A well-designed IPV workflow is the data-integrity programme made operational. A badly-designed IPV workflow is the data-integrity programme rendered into 483 observations.

In V5, IPV is a first-class primitive in the master recipe. Every step carries an IPV requirement (none, one-person system-only, two-person human, or hybrid system-assisted). The kiosk enforces the requirement structurally — an operator cannot advance to the next step until the IPV is satisfied. Identity comes from authenticated kiosk login (badge, biometric or hardware token); instrument readings stream directly from calibrated equipment; the verifier is authenticated separately and must be physically present (the kiosk and the verifier badge reader confirm presence); the IPV record writes to the batch record atomically at signature.

• MMR-driven: the IPV mode is part of the master recipe, not a floor-level convention.
• Instrument-fed: balance, mixer, oven and analytical readings are captured at the source.
• Identity-attributed: every operator and every verifier signature is bound to an authenticated identity.
• Presence-verified: the verifier's badge confirms physical presence in the suite at the moment of sign-off.
• Calibration-aware: an instrument with an expired calibration cannot serve as the source for an IPV.
• Training-gated: a verifier without current training on the relevant SOP cannot sign.
• Audit-trailed: every IPV event writes to an immutable, Part 11-compliant audit trail.
• Exception-routed: a failed IPV opens a deviation, locks the batch, and routes to QA before any further step can run.

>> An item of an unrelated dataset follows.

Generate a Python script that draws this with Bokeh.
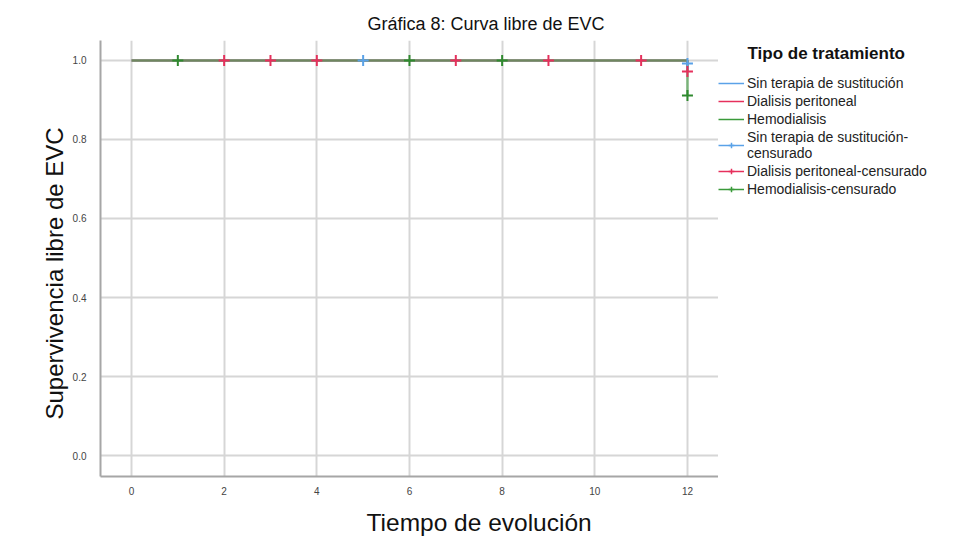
from bokeh.plotting import figure
from bokeh.layouts import row
from bokeh.models import (Range1d, FixedTicker, NumeralTickFormatter, Title, Label,
                          Legend, LegendItem)
from bokeh.embed import file_html
from bokeh.resources import INLINE

# ---- data ----
tiempo = [0, 12]
surv_sin = [1.0, 0.992]
surv_dp = [1.0, 0.972]
surv_hd = [1.0, 0.911]

cens_sin_t = [5, 12]
cens_sin_s = [1.0, 0.992]
cens_dp_t = [2, 3, 4, 7, 9, 11, 12]
cens_dp_s = [1.0, 1.0, 1.0, 1.0, 1.0, 1.0, 0.972]
cens_hd_t = [1, 6, 8, 12]
cens_hd_s = [1.0, 1.0, 1.0, 0.911]

x_ticks = [0, 2, 4, 6, 8, 10, 12]
y_ticks = [0.0, 0.2, 0.4, 0.6, 0.8, 1.0]

labels = ["Sin terapia de sustitución", "Dialisis peritoneal", "Hemodialisis",
          "Sin terapia de sustitución-\ncensurado", "Dialisis peritoneal-censurado",
          "Hemodialisis-censurado"]

c_blue = "#5aa2e8"
c_red = "#e6305c"
c_green = "#3a9a3a"
c_green_dark = "#2f8a2f"
FONT = "Liberation Sans"

# ---------------- main plot ----------------
p = figure(width=718, height=545, output_backend="svg", toolbar_location=None,
           x_range=Range1d(-0.669, 12.67), y_range=Range1d(-0.053, 1.0505),
           min_border_left=100, min_border_right=0, min_border_top=40,
           min_border_bottom=68)
p.outline_line_color = None

for ax in (p.xaxis[0], p.yaxis[0]):
    ax.axis_line_color = "#a6a6a6"
    ax.axis_line_width = 2
    ax.major_tick_line_color = None
    ax.minor_tick_line_color = None
    ax.major_label_text_font = FONT
    ax.major_label_text_font_size = "10px"
    ax.major_label_text_color = "#444444"
p.xaxis[0].ticker = FixedTicker(ticks=x_ticks)
p.yaxis[0].ticker = FixedTicker(ticks=y_ticks)
p.yaxis[0].formatter = NumeralTickFormatter(format="0.0")
p.xaxis[0].major_label_standoff = 4
p.yaxis[0].major_label_standoff = 8

p.xgrid[0].ticker = FixedTicker(ticks=x_ticks)
p.ygrid[0].ticker = FixedTicker(ticks=y_ticks)
for g in (p.xgrid[0], p.ygrid[0]):
    g.grid_line_color = "#d6d6d6"
    g.grid_line_width = 2

p.step(tiempo, surv_sin, mode="after", line_color=c_blue, line_width=2.5, line_alpha=0.55)
p.step(tiempo, surv_dp, mode="after", line_color=c_red, line_width=2.5, line_alpha=0.55)
p.step(tiempo, surv_hd, mode="after", line_color=c_green, line_width=2.5, line_alpha=0.6)

p.scatter(cens_sin_t, cens_sin_s, marker="cross", size=11, line_width=2, line_color=c_blue)
p.scatter(cens_dp_t, cens_dp_s, marker="cross", size=11, line_width=2, line_color=c_red)
p.scatter(cens_hd_t, cens_hd_s, marker="cross", size=11, line_width=2, line_color=c_green_dark)

p.title.text = "Gráfica 8: Curva libre de EVC"
p.title.text_font = FONT
p.title.text_font_size = "18px"
p.title.text_font_style = "normal"
p.title.text_color = "#111111"
p.title.align = "left"
p.title.offset = 267
p.title.standoff = 13

p.add_layout(Title(text="Tiempo de evolución", text_font=FONT, text_font_size="24.5px",
                   text_font_style="normal", text_color="#111111",
                   align="left", offset=266, standoff=19), "below")
p.add_layout(Title(text="Supervivencia libre de EVC", text_font=FONT, text_font_size="24px",
                   text_font_style="normal", text_color="#111111",
                   align="left", offset=57, standoff=3), "left")

# ---------------- legend panel ----------------
q = figure(width=240, height=545, output_backend="svg", toolbar_location=None,
           x_range=Range1d(0, 1), y_range=Range1d(0, 1),
           x_axis_location=None, y_axis_location=None,
           min_border_left=0, min_border_right=0, min_border_top=40, min_border_bottom=68)
q.outline_line_color = None
q.xgrid.visible = False
q.ygrid.visible = False

q.add_layout(Label(x=29, y=423, x_units="screen", y_units="screen",
                   text="Tipo de tratamiento", text_font=FONT, text_font_size="17px",
                   text_font_style="bold", text_color="#111111",
                   text_align="left", text_baseline="middle"))

hx = [-10, -9]
hy = [-10, -10]
r1 = q.line(hx, hy, line_color=c_blue, line_width=1.5)
r2 = q.line(hx, hy, line_color=c_red, line_width=1.5)
r3 = q.line(hx, hy, line_color=c_green, line_width=1.5)
r4a = q.line(hx, hy, line_color=c_blue, line_width=1.5)
r4b = q.scatter(hx, hy, marker="cross", size=16, line_width=1.5, line_color=c_blue)
r5a = q.line(hx, hy, line_color=c_red, line_width=1.5)
r5b = q.scatter(hx, hy, marker="cross", size=16, line_width=1.5, line_color=c_red)
r6a = q.line(hx, hy, line_color=c_green, line_width=1.5)
r6b = q.scatter(hx, hy, marker="cross", size=16, line_width=1.5, line_color=c_green)

items = [
    LegendItem(label=labels[0], renderers=[r1]),
    LegendItem(label=labels[1], renderers=[r2]),
    LegendItem(label=labels[2], renderers=[r3]),
    LegendItem(label=labels[3], renderers=[r4a, r4b]),
    LegendItem(label=labels[4], renderers=[r5a, r5b]),
    LegendItem(label=labels[5], renderers=[r6a, r6b]),
]
leg = Legend(items=items, location=(0, 279),
             label_text_font=FONT, label_text_font_size="14px", label_text_color="#222222",
             label_text_line_height=1.0,
             glyph_width=26, glyph_height=14, label_height=14, label_standoff=3,
             spacing=2, padding=0, margin=0, border_line_color=None,
             background_fill_alpha=0)
q.add_layout(leg, "center")

layout = row(p, q, spacing=0)
open("out.html", "w").write(file_html(layout, INLINE))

• Median delta between operator-action timestamp and verifier-signature timestamp — should be seconds to minutes, not hours.
• Verifier-to-operator ratio — how often the same person verifies the same operator (concentration is a risk signal).
• Failed-IPV rate — too low suggests reflexive signing, too high suggests training gap.
• After-the-fact correction rate on IPV records — should be near zero.
• Cross-suite presence anomalies — verifier signatures recorded when the verifier was elsewhere.